Friday, October 5, 2007

options for growing churches

Is your church growing? (If it is, you're doing better than 70 to 80% of the churches in America.) If so, what are you planning to do about it?

The auto-pilot response is, "Build." Expand the worship space, add-on and renovate, or ditch the existing facility and start all over. All good ideas, but a new one is beginning to take hold: broadcast.

Currently, seven of the top ten fastest-growing churches, according to Outreach Magazine's latest report, are multi-site campuses. Some stretch across town, others stretch across the country.

For the present, going multi-site may be a good solution for small churches that are growing quickly and may not have all the funds for a new or dramatically expanded facility. You only have to give your current worship space a face lift, add better lighting and video capabilities, and establish other campuses. These campuses can be partnering churches, coffee houses, or homes. They can support live worship, or broadcast yours. It seems to be working ... for the present.

I'd be interested to see demographics on people who attend satellite campuses. If anyone knows where that report is, please let me know. I'm guessing it's mostly people who are 30 or older, or in their 20's with a Christian background.
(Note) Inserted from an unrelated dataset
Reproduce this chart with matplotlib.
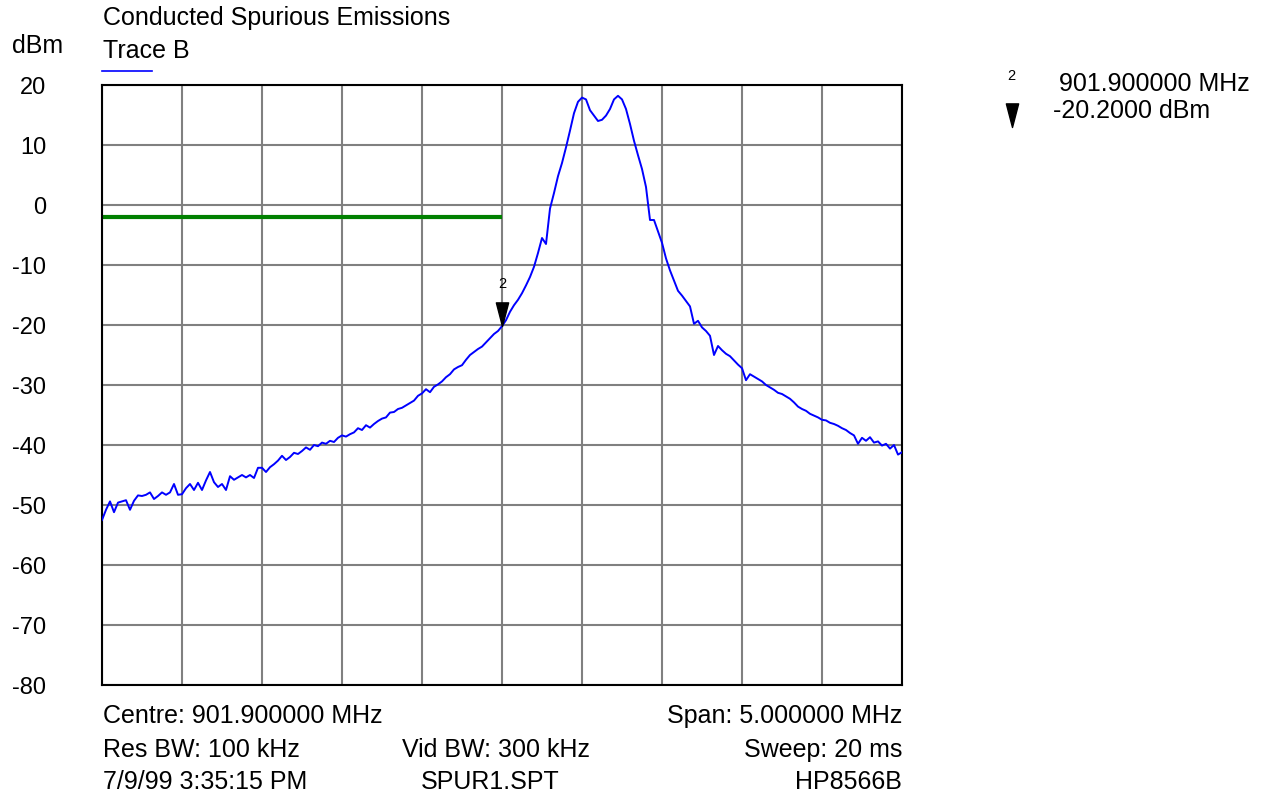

I'm guessing, that is, that there are not a lot of millennials taking a keen interest.

Dr. Ed Stetzer, director of research for LifeWay, considers multi-sites "the new normal," according to a Christian Post article. I wonder.

Because we know that the emerging generation, the millennials, the digital natives, etc. are bored to death with broadcast. They haven't been raised on teevee like most of those attending multi-site campuses; they have been raising each other on the Web. They don't trust superstar personalities, they're not interested in being passive spectators, and they already don't like church/Christians. Can you imagine taking one of these kids to a satellite campus? I'm guessing she'd make some comment like, "I can do this at home, except my couch is more comfortable and I don't have to deal with these people."

The Church needs to look forward. Right now teenagers are difficult to understand and next to impossible to work with, but they're taking over. You are going to have to hand off the torch at some point. Your ministry is going to depend on their offerings. Your church will be trying to reach into their community and into their culture.

Multi-site campuses are working for now, and that's great. Keep them running as long as they're bringing people to Christ. Be watching the horizon, though, so when this generation finally swallows yours whole the Church can be ready to move into interactive, relationship-based meetings.